Trey Malone: Travels of the Pilsner in the Michigan Economy

AFRE assistant professor Trey Malone gives insights into the massive impact Michigan's beer industry has on the state's economy.

AFRE assistant professor Trey Malone gives insights into the massive impact Michigan's beer industry has on the state's economy.

At the beginning of March, MSU Extension hosted their annual Great Lakes Hop and Barley Conference in Traverse City. Researchers provided attendees with high-quality content from across the beer value chain with a focus on the information most useful for Michigan hop and barley growers. The hop industry is expanding especially quickly across the state- you can tour hop yards from Detroit to the Upper Peninsula. In fact, Michigan is the fourth largest hop-producing state in the country and the largest outside of the Pacific Northwest. The quality and consistency of Michigan hops have dramatically improved over the past few years, thanks in part to the industry’s support from key groups such as the Michigan Brewers Guild and Michigan State University. 

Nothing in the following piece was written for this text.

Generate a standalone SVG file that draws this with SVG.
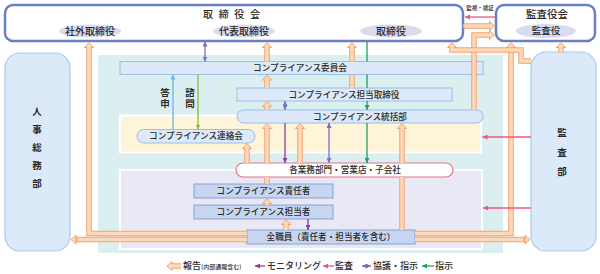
<svg xmlns="http://www.w3.org/2000/svg" width="600" height="274" viewBox="0 0 600 274">
<style>
text{font-family:'Noto Sans CJK JP','Noto Sans',sans-serif;fill:#2a2a2a;font-weight:500}
.m{text-anchor:middle}
.bar{fill:#dde9f8;stroke:#9ac0e4;stroke-width:1}
.bar2{fill:#c6d6f0;stroke:#8b9fd2;stroke-width:1}
.t{font-size:8.6px}
.side{fill:#dce9f8;stroke:#a8cbeb;stroke-width:1.2}
.vt{font-size:9.5px;font-weight:bold;text-anchor:middle}
.ell{fill:#dadbef}
.ro{fill:none;stroke:#f3a46c;stroke-width:5.5}
.ri{fill:none;stroke:#fdd8bb;stroke-width:3.5}
.hd{fill:#fdd8bb;stroke:#f3a46c;stroke-width:1}
.th{fill:none;stroke-width:1.3}
.lg{font-size:9px}
.vw{writing-mode:tb;font-size:9.5px;font-weight:bold;letter-spacing:1.5px}
</style>
<defs>
<marker id="mP" viewBox="0 0 6 6" refX="6" refY="3" markerWidth="5" markerHeight="5" markerUnits="userSpaceOnUse" orient="auto-start-reverse"><path d="M0,0 L6,3 L0,6 z" fill="#8d3d9b"/></marker>
<marker id="mV" viewBox="0 0 6 6" refX="6" refY="3" markerWidth="5" markerHeight="5" markerUnits="userSpaceOnUse" orient="auto-start-reverse"><path d="M0,0 L6,3 L0,6 z" fill="#7d6fbd"/></marker>
<marker id="mK" viewBox="0 0 6 6" refX="6" refY="3" markerWidth="5" markerHeight="5" markerUnits="userSpaceOnUse" orient="auto-start-reverse"><path d="M0,0 L6,3 L0,6 z" fill="#e8588a"/></marker>
<marker id="mG" viewBox="0 0 6 6" refX="6" refY="3" markerWidth="5" markerHeight="5" markerUnits="userSpaceOnUse" orient="auto-start-reverse"><path d="M0,0 L6,3 L0,6 z" fill="#1fa065"/></marker>
<marker id="mY" viewBox="0 0 6 6" refX="6" refY="3" markerWidth="5" markerHeight="5" markerUnits="userSpaceOnUse" orient="auto-start-reverse"><path d="M0,0 L6,3 L0,6 z" fill="#7fbf3f"/></marker>
<marker id="mB" viewBox="0 0 6 6" refX="6" refY="3" markerWidth="5" markerHeight="5" markerUnits="userSpaceOnUse" orient="auto-start-reverse"><path d="M0,0 L6,3 L0,6 z" fill="#6cb6e6"/></marker>
</defs>

<!-- background areas -->
<rect x="98" y="55" width="405" height="198" fill="#dbeef0"/>
<rect x="120" y="115.5" width="361" height="37" fill="#fdf4da" stroke="#fff" stroke-width="2"/>
<rect x="120" y="170" width="362" height="79" fill="#e9e9f5" stroke="#fff" stroke-width="2"/>

<g id="board">
<rect x="5" y="5" width="458" height="36" rx="8" fill="#fff" stroke="#6b80c4" stroke-width="2.5"/>
<text x="203" y="17.6" font-size="10" letter-spacing="1.7">取 締 役 会</text>
<ellipse class="ell" cx="90" cy="31" rx="31" ry="6.5"/>
<text class="m" x="90" y="34.6" font-size="10">社外取締役</text>
<ellipse class="ell" cx="244" cy="31" rx="31" ry="6.5"/>
<text class="m" x="244" y="34.6" font-size="10">代表取締役</text>
<ellipse class="ell" cx="391" cy="31" rx="31" ry="6.5"/>
<text class="m" x="391" y="34.6" font-size="10">取締役</text>
</g>
<g id="audit-board">
<rect x="496" y="5" width="99" height="36" rx="8" fill="#fff" stroke="#6b80c4" stroke-width="2.5"/>
<text class="m" x="547" y="17.8" font-size="10.5">監査役会</text>
<ellipse class="ell" cx="546" cy="31" rx="30" ry="7"/>
<text class="m" x="546" y="34.4" font-size="9.5">監査役</text>
</g>
<g id="hr">
<rect class="side" x="5" y="53" width="65" height="198" rx="15"/>
<text class="vt" x="37" y="115.4">人</text>
<text class="vt" x="37" y="133.4">事</text>
<text class="vt" x="37" y="151.4">総</text>
<text class="vt" x="37" y="169.4">務</text>
<text class="vt" x="37" y="187.4">部</text>
</g>
<g id="audit-dept">
<rect class="side" x="531" y="52" width="65" height="199" rx="15"/>
<text class="vt" x="562" y="136.4">監</text>
<text class="vt" x="562" y="156.4">査</text>
<text class="vt" x="562" y="175.4">部</text>
</g>
<g id="committee">
<rect class="bar" x="120" y="61.5" width="363" height="13"/>
<text class="m t" x="300" y="71.2">コンプライアンス委員会</text>
</g>
<g id="director">
<rect class="bar" x="237" y="88" width="215" height="13"/>
<text class="m t" x="344" y="97.7">コンプライアンス担当取締役</text>
</g>
<g id="control">
<rect class="bar" x="237" y="110" width="246" height="13" rx="6.5"/>
<text class="m t" x="360" y="119.7">コンプライアンス統括部</text>
</g>
<g id="liaison">
<rect class="bar" x="137" y="129.5" width="118" height="13.5" rx="6.75"/>
<text class="m t" x="196" y="139.4">コンプライアンス連絡会</text>
</g>
<g id="branches">
<rect x="236" y="163" width="217" height="14" rx="7" fill="#fff" stroke="#e8708e" stroke-width="1.2"/>
<text class="m t" x="345" y="173.2">各業務部門・営業店・子会社</text>
</g>
<g id="manager">
<rect class="bar2" x="194" y="184" width="139" height="14"/>
<text class="m t" x="263.5" y="194.2">コンプライアンス責任者</text>
</g>
<g id="officer">
<rect class="bar2" x="194" y="205" width="139" height="14"/>
<text class="m t" x="263.5" y="215.2">コンプライアンス担当者</text>
</g>
<g id="staff">
<rect class="bar2" x="247" y="230" width="168" height="14"/>
<text class="m t" x="331" y="240.2">全職員（責任者・担当者を含む）</text>
</g>

<g id="connectors">
<!-- report arrows (orange) -->
<path class="ro" d="M247,233.5 H89 V47.5"/><polygon class="hd" points="89,42.5 93.5,47.5 84.5,47.5"/><path class="ri" d="M247,233.5 H89 V46"/>
<path class="ro" d="M247,239.5 H76"/><polygon class="hd" points="71,239.5 76,235 76,244"/><path class="ri" d="M247,239.5 H77.5"/>
<path class="ro" d="M415,233.5 H511 V47.5"/><polygon class="hd" points="511,42.5 515.5,47.5 506.5,47.5"/><path class="ri" d="M415,233.5 H511 V46"/>
<path class="ro" d="M415,239.5 H525"/><polygon class="hd" points="530,239.5 525,235 525,244"/><path class="ri" d="M415,239.5 H523.5"/>
<path class="ro" d="M286,230 V224.5"/><polygon class="hd" points="286,219.5 290.5,224.5 281.5,224.5"/><path class="ri" d="M286,230 V223"/>
<path class="ro" d="M267,205 V203.5"/><polygon class="hd" points="267,198.5 271.5,203.5 262.5,203.5"/><path class="ri" d="M267,205 V202"/>
<path class="ro" d="M267,184 V177"/><path class="ri" d="M267,184 V177"/>
<path class="ro" d="M267,163 V128.5"/><polygon class="hd" points="267,123.5 271.5,128.5 262.5,128.5"/><path class="ri" d="M267,163 V127"/>
<path class="ro" d="M247,163 V148.5"/><polygon class="hd" points="247,143.5 251.5,148.5 242.5,148.5"/><path class="ri" d="M247,163 V147"/>
<path class="ro" d="M300,163 V128.5"/><polygon class="hd" points="300,123.5 304.5,128.5 295.5,128.5"/><path class="ri" d="M300,163 V127"/>
<path class="ro" d="M402,230 V177"/><path class="ri" d="M402,230 V177"/>
<path class="ro" d="M402,163 V128.5"/><polygon class="hd" points="402,123.5 406.5,128.5 397.5,128.5"/><path class="ri" d="M402,163 V127"/>
<path class="ro" d="M267,110 V106.5"/><polygon class="hd" points="267,101.5 271.5,106.5 262.5,106.5"/><path class="ri" d="M267,110 V105"/>
<path class="ro" d="M267,88 V80"/><polygon class="hd" points="267,75 271.5,80 262.5,80"/><path class="ri" d="M267,88 V78.5"/>
<path class="ro" d="M267,61.5 V47.5"/><polygon class="hd" points="267,42.5 271.5,47.5 262.5,47.5"/><path class="ri" d="M267,61.5 V46"/>
<path class="ro" d="M352,88 V75"/><path class="ri" d="M352,88 V75"/>
<path class="ro" d="M352,61.5 V47.5"/><polygon class="hd" points="352,42.5 356.5,47.5 347.5,47.5"/><path class="ri" d="M352,61.5 V46"/>
<path class="ro" d="M474,110 V35 H489.5"/><polygon class="hd" points="494.5,35 489.5,30.5 489.5,39.5"/><path class="ri" d="M474,110 V35 H491"/>
<path class="ro" d="M463.5,26 H489.5"/><polygon class="hd" points="494.5,26 489.5,21.5 489.5,30.5"/><path class="ri" d="M463.5,26 H491"/>
<path class="ro" d="M531,61 H521 V50 H452 V47.5"/><polygon class="hd" points="452,42.5 456.5,47.5 447.5,47.5"/><path class="ri" d="M531,61 H521 V50 H452 V46"/>
<path class="ro" d="M561,52.5 V47.5"/><polygon class="hd" points="561,42.5 565.5,47.5 556.5,47.5"/><path class="ri" d="M561,52.5 V46"/>

<!-- thin arrows -->
<path class="th" stroke="#6cb6e6" d="M173,129.5 V74.5" marker-end="url(#mB)"/>
<path class="th" stroke="#7fbf3f" d="M198,74.5 V129.5" marker-end="url(#mY)"/>
<path class="th" stroke="#7d6fbd" d="M205,41.5 V61.5" marker-start="url(#mV)" marker-end="url(#mV)"/>
<path class="th" stroke="#7d6fbd" d="M285,101 V110" marker-start="url(#mV)" marker-end="url(#mV)"/>
<path class="th" stroke="#8d3d9b" d="M285,123 V163" marker-end="url(#mP)"/>
<path class="th" stroke="#7d6fbd" d="M329,123 V163" marker-start="url(#mV)" marker-end="url(#mV)"/>
<path class="th" stroke="#1fa065" d="M367,41.5 V61.5 M367,74.5 V88"/>
<path class="th" stroke="#1fa065" d="M367,101 V110" marker-end="url(#mG)"/>
<path class="th" stroke="#1fa065" d="M367,123 V163" marker-end="url(#mG)"/>
<path class="th" stroke="#8d3d9b" d="M308,219 V230" marker-end="url(#mP)"/>
<path class="th" stroke="#e8588a" d="M531,137 H482.5" marker-end="url(#mK)"/>
<path class="th" stroke="#e8588a" d="M531,208 H483" marker-end="url(#mK)"/>
<path class="th" stroke="#e8588a" d="M495,17 H465" marker-end="url(#mK)"/>
</g>

<text class="vw" x="165" y="88">答申</text>
<text class="vw" x="190" y="88">諮問</text>
<text class="m" x="480" y="10.3" font-size="5.5">監視・検証</text>

<g id="legend">
<path class="ro" d="M181,266 H172"/><polygon class="hd" points="167,266 172,261.5 172,270.5"/><path class="ri" d="M181,266 H170.5"/>
<text class="lg" x="183" y="269.2">報告<tspan font-size="6">(内部通報含む)</tspan></text>
<path class="th" stroke="#8d3d9b" d="M265,266 H255" marker-end="url(#mP)"/>
<text class="lg" x="267" y="269.2">モニタリング</text>
<path class="th" stroke="#e8588a" d="M334,266 H323" marker-end="url(#mK)"/>
<text class="lg" x="335" y="269.2">監査</text>
<path class="th" stroke="#7d6fbd" d="M362,266 H371" marker-start="url(#mV)" marker-end="url(#mV)"/>
<text class="lg" x="373" y="269.2">協議・指示</text>
<path class="th" stroke="#1fa065" d="M434,266 H422" marker-end="url(#mG)"/>
<text class="lg" x="435" y="269.2">指示</text>
</g>
</svg>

This growth would have never happened without Michigan’s burgeoning craft beer industry.  In a recent peer-reviewed journal article funded by an MDARD Value-Added Grant, Steve Miller, Ashley McFarland, Rob Sirrine, Phil Howard, and I estimated the economic impacts of craft beer from the hop yard to the pint glass.  Figure 1 displays some key findings.  In 2016, 223 Michigan brewers produced an estimated 846,688 barrels of beer.  Each barrel is equivalent to 248 pints, meaning that consumers knocked back almost 210 million pints of Michigan beer in 2016!  Michigan consumers drank over half of those pints, but almost 100 million pints were shipped across state lines.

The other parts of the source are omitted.